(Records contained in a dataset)
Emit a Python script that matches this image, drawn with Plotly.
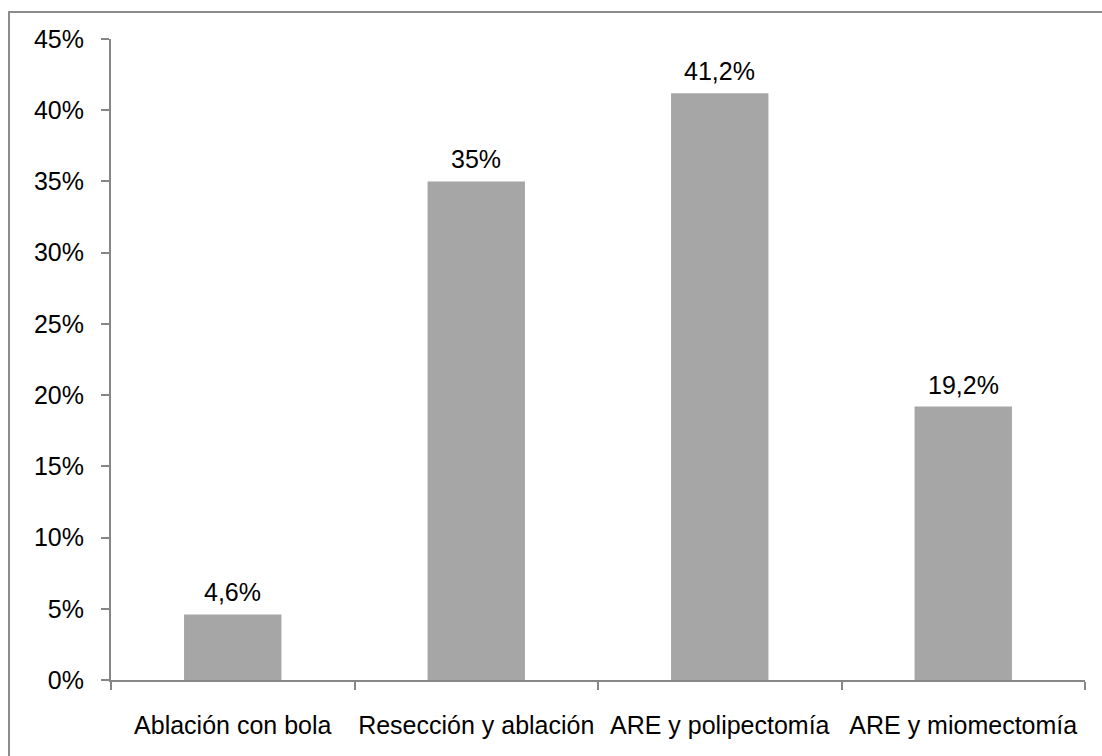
import plotly.graph_objects as go

categories = ["Ablación con bola", "Resección y ablación", "ARE y polipectomía", "ARE y miomectomía"]
values = [4.6, 35, 41.2, 19.2]
y_ticks = [0, 5, 10, 15, 20, 25, 30, 35, 40, 45]
y_tick_labels = [f"{t}%" for t in y_ticks]


def pct_label(v):
    s = f"{v:g}".replace(".", ",")
    return s + "%"


W, H = 1102, 756
L, R, T, B = 111, 17, 39, 76
pw, ph = W - L - R, H - T - B

FONT = "Liberation Sans, Arial, sans-serif"
FS = 25
AXIS_COLOR = "#868686"

fig = go.Figure(
    go.Bar(
        x=categories,
        y=values,
        marker=dict(color="#A6A6A6", line=dict(width=0)),
        cliponaxis=False,
        width=0.4,
    )
)

# value labels above each bar
for c, v in zip(categories, values):
    fig.add_annotation(
        x=c, y=v, text=pct_label(v), showarrow=False,
        xanchor="center", yanchor="bottom", yshift=6,
        font=dict(family=FONT, size=FS, color="#000000"),
    )

fig.update_layout(
    width=W,
    height=H,
    margin=dict(l=L, r=R, t=T, b=B, pad=0, autoexpand=False),
    paper_bgcolor="white",
    plot_bgcolor="white",
    showlegend=False,
    font=dict(family=FONT, size=FS, color="#000000"),
    xaxis=dict(
        showline=True,
        linecolor=AXIS_COLOR,
        linewidth=2,
        ticks="outside",
        tickson="boundaries",
        ticklen=8,
        tickwidth=2,
        tickcolor=AXIS_COLOR,
        showgrid=False,
        tickangle=0,
        automargin=False,
        ticklabelstandoff=22,
        tickfont=dict(family=FONT, size=FS, color="#000000"),
        range=[-0.5, 3.5],
    ),
    yaxis=dict(
        range=[0, 45],
        tickvals=y_ticks,
        ticktext=y_tick_labels,
        showline=True,
        linecolor=AXIS_COLOR,
        linewidth=2,
        ticks="outside",
        ticklen=8,
        tickwidth=2,
        tickcolor=AXIS_COLOR,
        showgrid=False,
        zeroline=False,
        automargin=False,
        ticklabelstandoff=12,
        tickfont=dict(family=FONT, size=FS, color="#000000"),
    ),
    shapes=[
        dict(
            type="rect",
            xref="paper",
            yref="paper",
            x0=(9 - L) / pw,
            x1=(W + 20 - L) / pw,
            y0=1 + (T - 12) / ph,
            y1=-(B + 20) / ph,
            line=dict(color="#8C8C8C", width=2),
            fillcolor="rgba(0,0,0,0)",
            layer="below",
        )
    ],
)

fig.write_html("out.html")
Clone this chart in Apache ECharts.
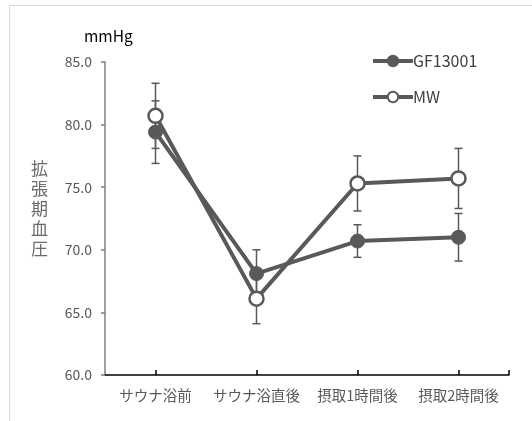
<!DOCTYPE html>
<html><head><meta charset="utf-8">
<script src="https://cdn.jsdelivr.net/npm/echarts@6/dist/echarts.min.js"></script>
<style>html,body{margin:0;padding:0;background:#fff}#c{width:532px;height:421px}</style>
</head><body><div id="c"></div>
<script>
const categories = ['サウナ浴前', 'サウナ浴直後', '摂取1時間後', '摂取2時間後'];
const gfMean = [79.4, 68.1, 70.7, 71.0];
const gfErr = [2.5, 1.9, 1.3, 1.9];
const mwMean = [80.7, 66.1, 75.3, 75.7];
const mwErr = [2.6, 2.0, 2.2, 2.4];
const yTicks = [60, 65, 70, 75, 80, 85];

const font = '"Noto Sans CJK JP", "Noto Sans", sans-serif';
function errData(mean, err) {
  return mean.map((m, i) => [i, m - err[i], m + err[i]]);
}
function errSeries(mean, err) {
  return {
    type: 'custom', z: 1, silent: true,
    data: errData(mean, err),
    renderItem: function (params, api) {
      const x = api.value(0);
      const lo = api.coord([x, api.value(1)]);
      const hi = api.coord([x, api.value(2)]);
      const w = 4;
      const st = { stroke: '#595959', lineWidth: 1.5 };
      return { type: 'group', children: [
        { type: 'line', shape: { x1: lo[0], y1: lo[1], x2: hi[0], y2: hi[1] }, style: st },
        { type: 'line', shape: { x1: lo[0] - w, y1: lo[1], x2: lo[0] + w, y2: lo[1] }, style: st },
        { type: 'line', shape: { x1: hi[0] - w, y1: hi[1], x2: hi[0] + w, y2: hi[1] }, style: st }
      ]};
    }
  };
}
const chart = echarts.init(document.getElementById('c'));
chart.setOption({
  animation: false,
  backgroundColor: '#fff',
  textStyle: { fontFamily: font },
  grid: { left: 105, right: 23, top: 62, bottom: 46 },
  legend: {
    orient: 'vertical', left: 366, top: 48, itemGap: 20,
    itemWidth: 40, itemHeight: 13,
    lineStyle: { width: 4 },
    textStyle: { fontSize: 16, color: '#404040', fontFamily: font, padding: [0, 0, 0, -5] },
    data: ['GF13001', 'MW']
  },
  xAxis: {
    type: 'category', data: categories,
    axisLine: { lineStyle: { color: '#000', width: 1.5 } },
    axisTick: { show: true, inside: true, length: 5, alignWithLabel: true, lineStyle: { color: '#000', width: 1.5 } },
    axisLabel: { color: '#595959', fontSize: 14.5, margin: 13, interval: 0, fontFamily: font }
  },
  yAxis: {
    type: 'value', min: yTicks[0], max: yTicks[yTicks.length - 1], interval: 5,
    splitLine: { show: false },
    axisLine: { show: true, lineStyle: { color: '#808080', width: 1.5 } },
    axisTick: { show: true, length: 4, lineStyle: { color: '#808080', width: 1.5 } },
    axisLabel: { color: '#595959', fontSize: 14, margin: 13, fontFamily: font, formatter: v => v.toFixed(1) }
  },
  graphic: [
    { type: 'rect', shape: { x: 9.5, y: 5.5, width: 600, height: 600 }, style: { fill: 'none', stroke: '#d9d9d9', lineWidth: 1 }, z: -10 },
    { type: 'line', shape: { x1: 509, y1: 375, x2: 509, y2: 370 }, style: { stroke: '#000', lineWidth: 1.5 } },
    { type: 'text', left: 84, top: 28, style: { text: 'mmHg', fontSize: 15.5, fill: '#000', fontFamily: font } },
    { type: 'text', left: 31, top: 159, style: { text: '拡\n張\n期\n血\n圧', fontSize: 17, lineHeight: 20, fill: '#6b6b6b', fontFamily: font } }
  ],
  series: [
    errSeries(gfMean, gfErr),
    errSeries(mwMean, mwErr),
    {
      name: 'GF13001', type: 'line', data: gfMean, z: 5,
      symbol: 'circle', symbolSize: 14,
      lineStyle: { color: '#595959', width: 4 },
      itemStyle: { color: '#595959', borderColor: '#595959', borderWidth: 1 }
    },
    {
      name: 'MW', type: 'line', data: mwMean, z: 6,
      symbol: 'circle', symbolSize: 14,
      lineStyle: { color: '#595959', width: 4 },
      itemStyle: { color: '#fff', borderColor: '#595959', borderWidth: 2.5 }
    }
  ]
});
</script></body></html>
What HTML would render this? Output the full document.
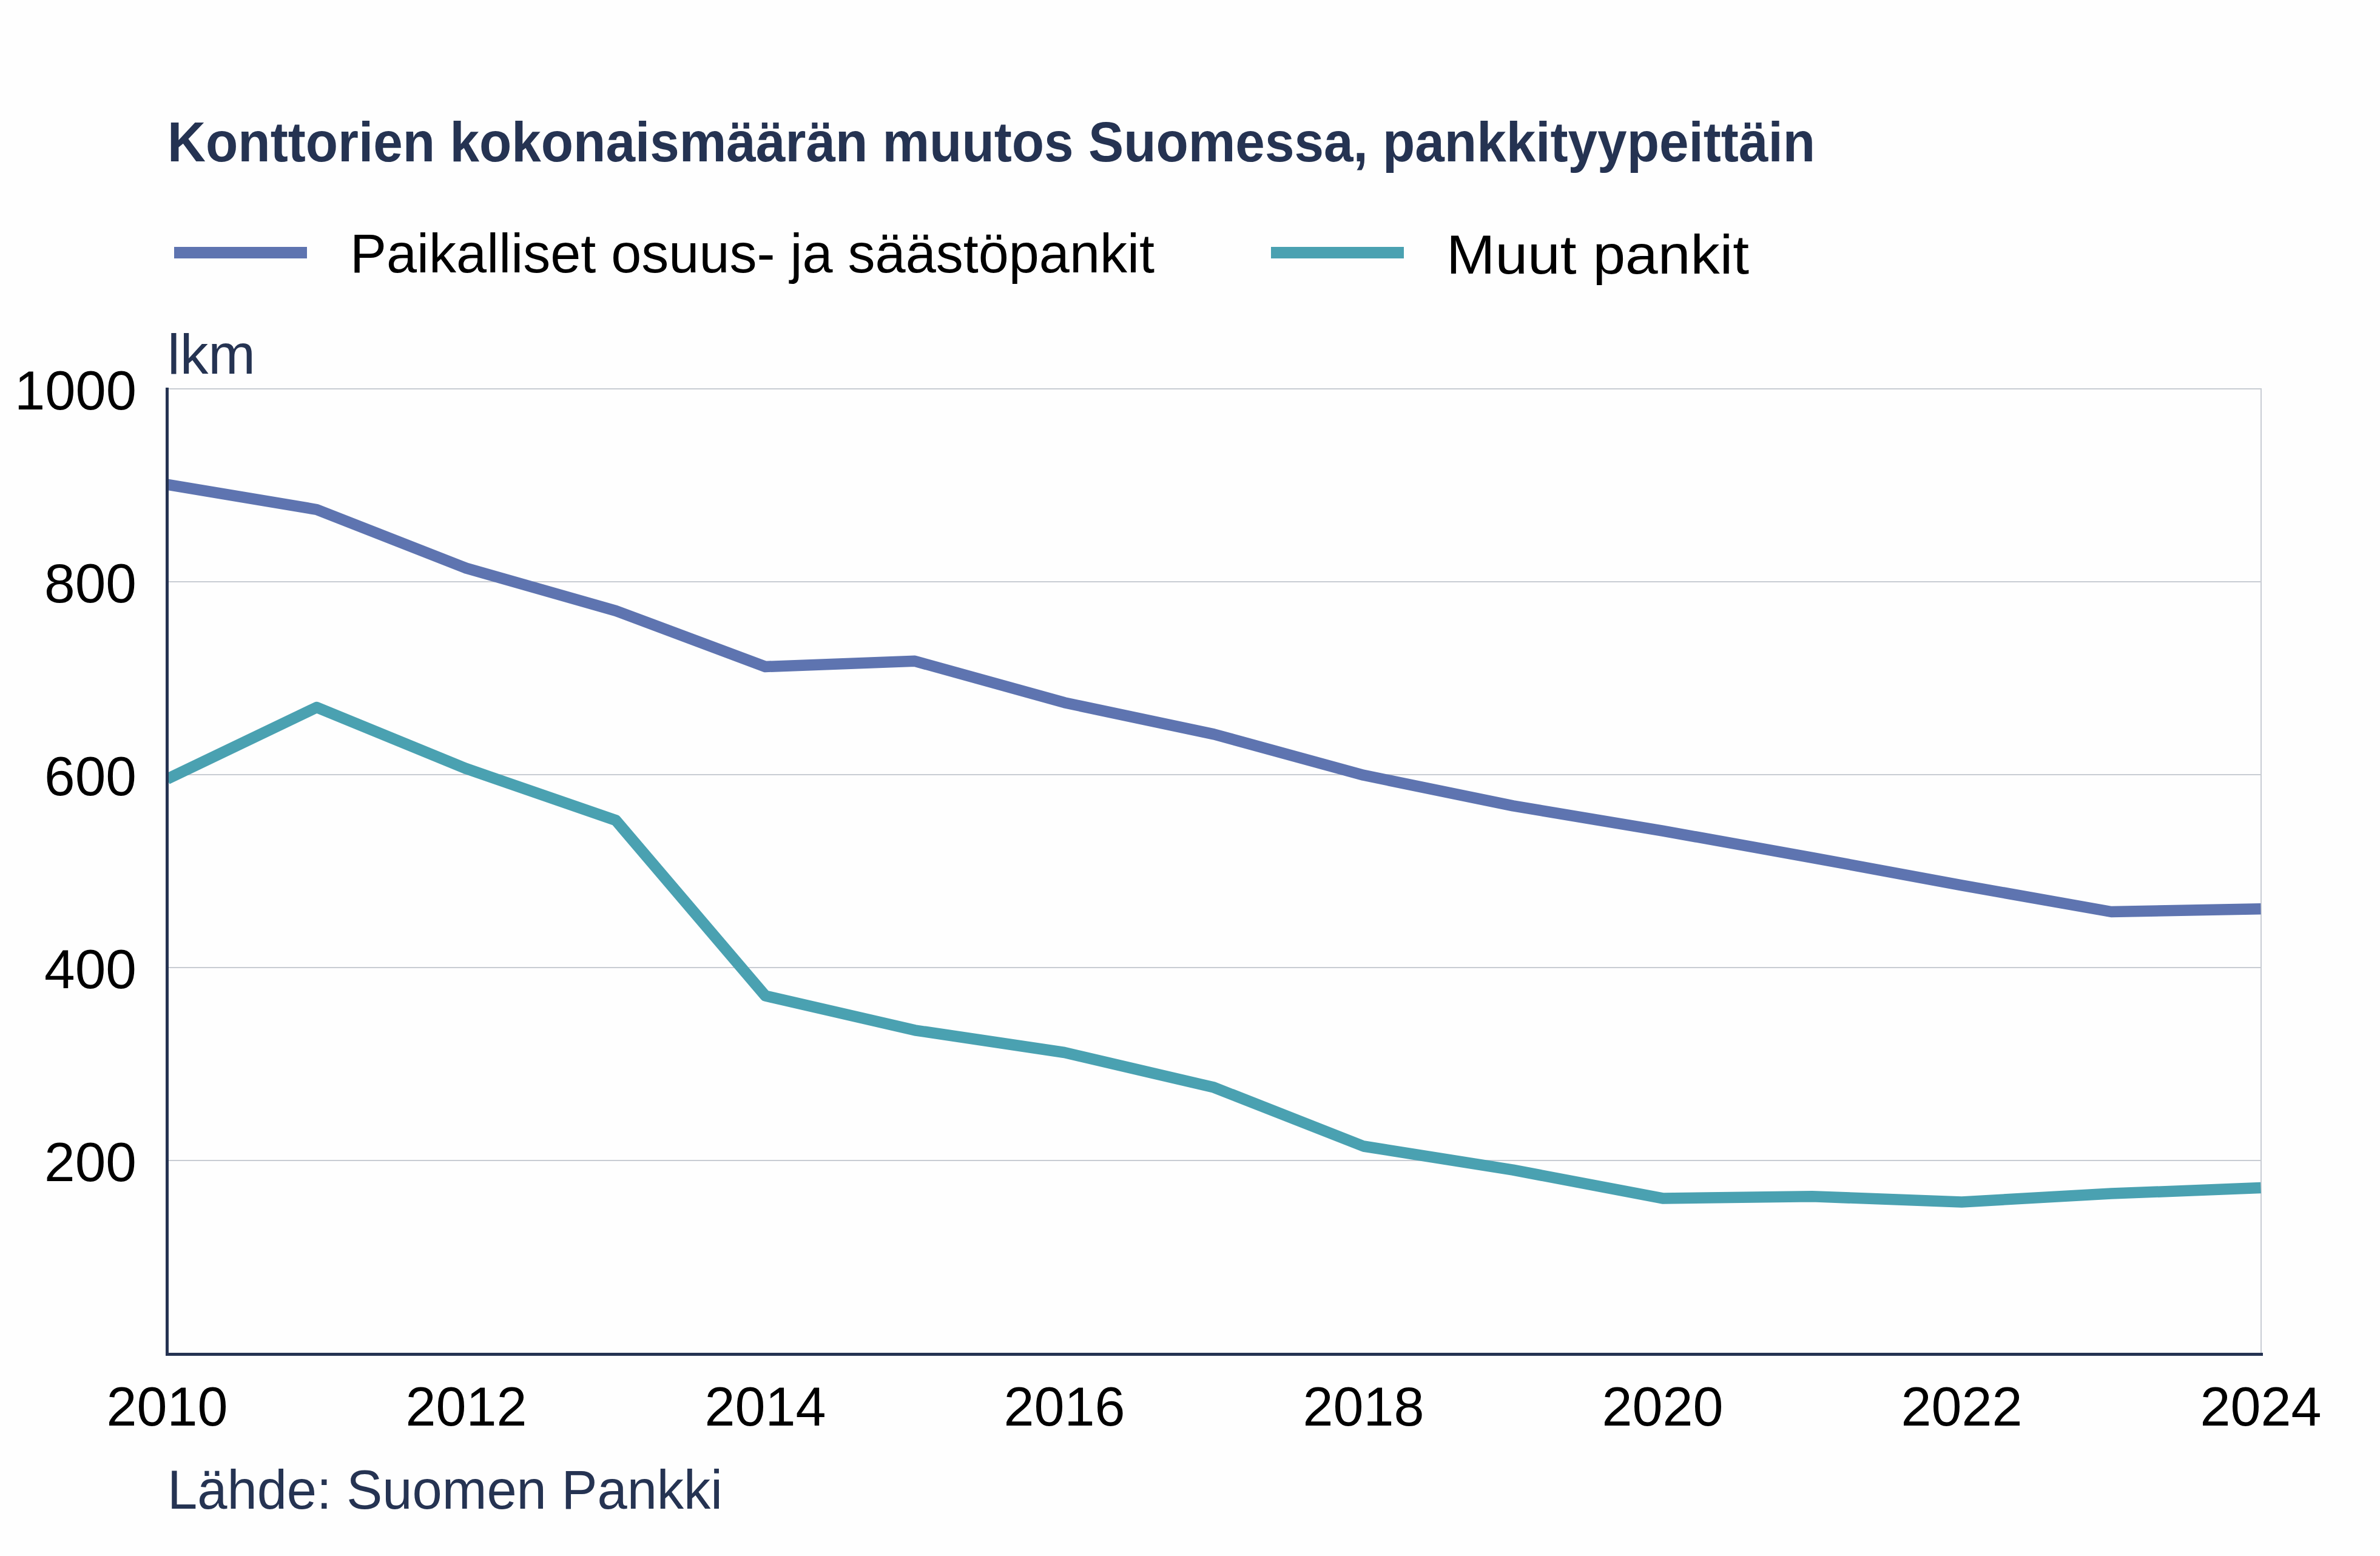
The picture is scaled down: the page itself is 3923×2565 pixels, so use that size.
<!DOCTYPE html><html><head><meta charset="utf-8"><style>html,body{margin:0;padding:0;background:#fff;}svg{display:block;}text{font-family:"Liberation Sans",sans-serif;}</style></head><body>
<svg width="3923" height="2565" viewBox="0 0 3923 2565">
<rect x="0" y="0" width="3923" height="2565" fill="#fefefe"/>
<text x="276.0" y="265.5" font-size="93.0" font-weight="bold" fill="#253352" textLength="2716.0" lengthAdjust="spacingAndGlyphs" text-anchor="start">Konttorien kokonaismäärän muutos Suomessa, pankkityypeittäin</text>
<rect x="287" y="407" width="219" height="19" fill="#5e74b0"/>
<text x="577.0" y="449.0" font-size="91.0" font-weight="normal" fill="#000" textLength="1326.0" lengthAdjust="spacingAndGlyphs" text-anchor="start">Paikalliset osuus- ja säästöpankit</text>
<rect x="2095" y="407" width="219" height="19" fill="#4aa1b1"/>
<text x="2384.0" y="450.5" font-size="91.0" font-weight="normal" fill="#000" textLength="499.0" lengthAdjust="spacingAndGlyphs" text-anchor="start">Muut pankit</text>
<text x="276.0" y="615.5" font-size="93.0" font-weight="normal" fill="#253352" textLength="145.0" lengthAdjust="spacingAndGlyphs" text-anchor="start">lkm</text>
<rect x="278" y="640.0" width="3450" height="2" fill="#c8ccd3"/>
<rect x="278" y="958.0" width="3450" height="2" fill="#c8ccd3"/>
<rect x="278" y="1276.0" width="3450" height="2" fill="#c8ccd3"/>
<rect x="278" y="1594.0" width="3450" height="2" fill="#c8ccd3"/>
<rect x="278" y="1912.0" width="3450" height="2" fill="#c8ccd3"/>
<rect x="3726" y="640" width="2" height="1590" fill="#c8ccd3"/>
<defs><clipPath id="c"><rect x="278" y="600" width="3449" height="1630"/></clipPath></defs>
<g clip-path="url(#c)" fill="none" stroke-width="18.5" stroke-linejoin="round" stroke-linecap="butt">
<polyline points="275.5,798.6 522.0,840.0 768.5,936.7 1015.0,1006.8 1261.5,1099.0 1508.0,1089.8 1754.5,1158.2 2001.0,1210.4 2247.5,1277.8 2494.0,1328.4 2740.5,1369.6 2987.0,1413.8 3233.5,1459.4 3480.0,1503.0 3726.5,1498.3" stroke="#5e74b0"/>
<polyline points="275.5,1284.2 522.0,1166.0 768.5,1267.1 1015.0,1352.3 1261.5,1641.5 1508.0,1698.3 1754.5,1735.0 2001.0,1792.6 2247.5,1889.5 2494.0,1928.6 2740.5,1975.4 2987.0,1972.3 3233.5,1981.4 3480.0,1967.6 3726.5,1958.0" stroke="#4aa1b1"/>
</g>
<rect x="273" y="639" width="5" height="1596" fill="#253352"/>
<rect x="273" y="2230" width="3457" height="5" fill="#253352"/>
<text x="225.0" y="674.5" font-size="91.0" fill="#000" textLength="201.0" lengthAdjust="spacingAndGlyphs" text-anchor="end">1000</text>
<text x="225.0" y="992.5" font-size="91.0" fill="#000" textLength="152.0" lengthAdjust="spacingAndGlyphs" text-anchor="end">800</text>
<text x="225.0" y="1310.5" font-size="91.0" fill="#000" textLength="152.0" lengthAdjust="spacingAndGlyphs" text-anchor="end">600</text>
<text x="225.0" y="1628.5" font-size="91.0" fill="#000" textLength="152.0" lengthAdjust="spacingAndGlyphs" text-anchor="end">400</text>
<text x="225.0" y="1946.5" font-size="91.0" fill="#000" textLength="152.0" lengthAdjust="spacingAndGlyphs" text-anchor="end">200</text>
<text x="275.5" y="2350.0" font-size="91.0" fill="#000" textLength="200.0" lengthAdjust="spacingAndGlyphs" text-anchor="middle">2010</text>
<text x="768.5" y="2350.0" font-size="91.0" fill="#000" textLength="200.0" lengthAdjust="spacingAndGlyphs" text-anchor="middle">2012</text>
<text x="1261.5" y="2350.0" font-size="91.0" fill="#000" textLength="200.0" lengthAdjust="spacingAndGlyphs" text-anchor="middle">2014</text>
<text x="1754.5" y="2350.0" font-size="91.0" fill="#000" textLength="200.0" lengthAdjust="spacingAndGlyphs" text-anchor="middle">2016</text>
<text x="2247.5" y="2350.0" font-size="91.0" fill="#000" textLength="200.0" lengthAdjust="spacingAndGlyphs" text-anchor="middle">2018</text>
<text x="2740.5" y="2350.0" font-size="91.0" fill="#000" textLength="200.0" lengthAdjust="spacingAndGlyphs" text-anchor="middle">2020</text>
<text x="3233.5" y="2350.0" font-size="91.0" fill="#000" textLength="200.0" lengthAdjust="spacingAndGlyphs" text-anchor="middle">2022</text>
<text x="3726.5" y="2350.0" font-size="91.0" fill="#000" textLength="200.0" lengthAdjust="spacingAndGlyphs" text-anchor="middle">2024</text>
<text x="276.0" y="2487.0" font-size="91.0" font-weight="normal" fill="#253352" textLength="915.0" lengthAdjust="spacingAndGlyphs" text-anchor="start">Lähde: Suomen Pankki</text>
</svg></body></html>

• _WRITTEN INSTRUCTION_: Find the lines above that contain the word "script" and collect them.

• _FINAL RESULT_:
Emit a Python script that matches this image, drawn with Plotly.
<script src="https://cdn.jsdelivr.net/npm/echarts@6/dist/echarts.min.js"></script>
<script>
</script></body></html>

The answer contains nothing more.